Pendahuluan
Setiap individu pada dasarnya mendambakan kebahagiaan dalam hidupnya. Namun, tidak semua orang memiliki pemahaman yang jelas mengenai apa yang dimaksud dengan kebahagiaan itu sendiri. Dalam konteks filsafat Yunani Kuno, Aristoteles mengusulkan suatu pandangan yang mendalam dan holistik tentang kebahagiaan melalui konsep eudaimonia. Konsep ini tidak hanya berbicara tentang perasaan senang atau puas sesaat, tetapi mencakup pencapaian hidup yang penuh makna melalui kebajikan. Dalam konteks pendidikan tinggi, seorang sarjana bukan hanya dituntut untuk memiliki pengetahuan, tetapi juga membentuk dirinya menjadi pribadi yang utuh, bijak, dan bermoral. Maka dari itu, tulisan ini akan membahas bagaimana etika eudaimonia Aristoteles dapat menjadi dasar dalam proses transfigurasi diri menjadi sarjana yang tidak hanya cerdas, tetapi juga berbahagia dalam arti yang hakiki.
Etika Eudaimonia dalam Filsafat Aristoteles
Etika Aristoteles, sebagaimana tertuang dalam karya monumentalnya Nicomachean Ethics, menekankan bahwa tujuan akhir dari kehidupan manusia adalah mencapai eudaimonia. Kata ini sering diterjemahkan sebagai "kebahagiaan", namun lebih tepatnya berarti "kehidupan yang dijalani dengan baik" atau "keadaan jiwa yang makmur secara moral dan intelektual". Bagi Aristoteles, eudaimonia adalah hasil dari aktualisasi potensi tertinggi manusia sebagai makhluk rasional.
Menurut Aristoteles, manusia memiliki berbagai potensi, dan potensi tertinggi manusia adalah akal budi (logos). Oleh karena itu, kehidupan yang baik adalah kehidupan yang dijalani dengan menggunakan akal budi untuk mencapai kebajikan (arete). Kebajikan dalam hal ini dibagi menjadi dua: kebajikan moral dan kebajikan intelektual. Kebajikan moral seperti keberanian, keadilan, dan kedermawanan terbentuk melalui kebiasaan. Sementara kebajikan intelektual seperti kebijaksanaan (phronesis) dan pengetahuan (sophia) dibentuk melalui pendidikan dan pengalaman.
Transfigurasi Diri: Proses Menjadi Pribadi yang Lebih Baik
Transfigurasi diri merupakan suatu proses perubahan atau transformasi menuju kondisi eksistensial yang lebih tinggi.
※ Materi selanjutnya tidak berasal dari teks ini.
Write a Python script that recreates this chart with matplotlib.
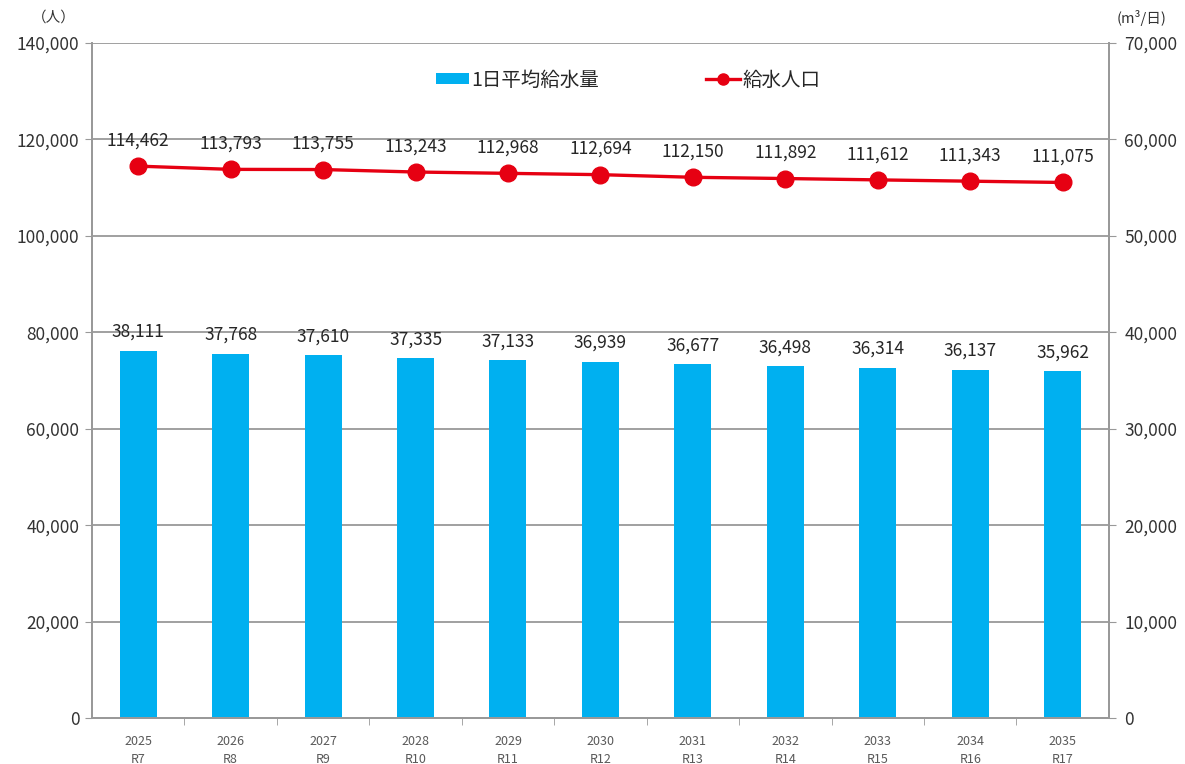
import matplotlib
matplotlib.use('Agg')
import matplotlib.pyplot as plt
from matplotlib.lines import Line2D
from matplotlib.patches import Patch

plt.rcParams['font.family'] = ['Noto Sans CJK JP', 'DejaVu Sans']

# 給水人口と1日平均給水量の見通し
years = ['2025', '2026', '2027', '2028', '2029', '2030', '2031', '2032', '2033', '2034', '2035']
eras = ['R7', 'R8', 'R9', 'R10', 'R11', 'R12', 'R13', 'R14', 'R15', 'R16', 'R17']
population = [114462, 113793, 113755, 113243, 112968, 112694, 112150, 111892, 111612, 111343, 111075]
daily_supply = [38111, 37768, 37610, 37335, 37133, 36939, 36677, 36498, 36314, 36137, 35962]

bar_color = '#00B0F0'
line_color = '#E60012'
grid_color = '#999999'
text_color = '#333333'

fig = plt.figure(figsize=(11.85, 7.64), dpi=100)
ax = fig.add_axes([0.0776, 0.0602, 0.8582, 0.8835])
ax2 = ax.twinx()

x = list(range(len(years)))

# 棒グラフ（右軸）
ax2.bar(x, daily_supply, width=0.40, color=bar_color, zorder=2)
for xi, v in zip(x, daily_supply):
    ax2.annotate(f'{v:,}', (xi, v), xytext=(0, 7), textcoords='offset points',
                 ha='center', va='bottom', fontsize=12.5, color='#262626')

# 折れ線（左軸）を棒の上に重ねる
ax.set_zorder(ax2.get_zorder() + 1)
ax.patch.set_visible(False)
ax.plot(x, population, color=line_color, linewidth=2.4, marker='o', markersize=12,
        zorder=3)
for xi, v in zip(x, population):
    ax.annotate(f'{v:,}', (xi, v), xytext=(0, 12), textcoords='offset points',
                ha='center', va='bottom', fontsize=12.5, color='#262626')

ax.set_xlim(-0.5, len(years) - 0.5)
ax.set_ylim(0, 140000)
ax2.set_ylim(0, 70000)
ax.set_yticks(range(0, 140001, 20000))
ax2.set_yticks(range(0, 70001, 10000))
ax.set_yticklabels([f'{v:,}' for v in range(0, 140001, 20000)], fontsize=12.5, color=text_color)
ax2.set_yticklabels([f'{v:,}' for v in range(0, 70001, 10000)], fontsize=12.5, color=text_color)

# 横方向の目盛線
for v in range(20000, 140001, 20000):
    ax2.axhline(v / 2, color=grid_color, linewidth=1.3, zorder=1)

ax.set_xticks(x)
ax.set_xticklabels([f'{y}\n{e}' for y, e in zip(years, eras)], fontsize=9,
                   color='#595959', linespacing=1.5)
ax.tick_params(axis='x', length=0, pad=12)
ax.set_xticks([i - 0.5 for i in range(1, len(years))], minor=True)
ax.tick_params(axis='x', which='minor', length=5, color=grid_color, direction='out')
ax.tick_params(axis='y', length=5, color=grid_color, pad=4)
ax2.tick_params(axis='y', length=5, color=grid_color, pad=6)
ax2.tick_params(axis='x', length=0)

for a in (ax, ax2):
    a.spines['top'].set_visible(False)
    for side in ('left', 'right', 'bottom'):
        a.spines[side].set_color(grid_color)
        a.spines[side].set_linewidth(1.3)

fig.text(0.045, 0.977, '（人）', fontsize=10.5, color=text_color, ha='center', va='center')
fig.text(0.963, 0.977, '(m³/日)', fontsize=10.5, color=text_color, ha='center', va='center')

handles = [Patch(facecolor=bar_color, edgecolor='none'),
           Line2D([0], [0], color=line_color, linewidth=2.4, marker='o', markersize=8)]
fig.legend(handles, ['1日平均給水量', '給水人口'], loc='center', bbox_to_anchor=(0.530, 0.895),
           ncol=2, frameon=False, fontsize=14, columnspacing=5.5, handlelength=1.7,
           handleheight=0.5, handletextpad=0.15, labelcolor='#262626')

fig.savefig('out.png', dpi=100)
Dalam konteks ini, transfigurasi diri berarti proses seorang individu --- khususnya mahasiswa atau sarjana --- dalam membentuk dirinya tidak hanya sebagai insan akademik, tetapi juga sebagai pribadi yang bermoral, berpikir kritis, dan hidup secara otentik.
Transfigurasi ini bukan sesuatu yang terjadi secara instan. Ia menuntut perjuangan batin, refleksi diri yang mendalam, dan pembiasaan dalam tindakan-tindakan kebajikan. Sarjana yang sekadar menguasai ilmu pengetahuan tanpa diiringi dengan moralitas dan kebijaksanaan hanya akan menjadi "cerdas secara teknis" namun "kosong secara etis".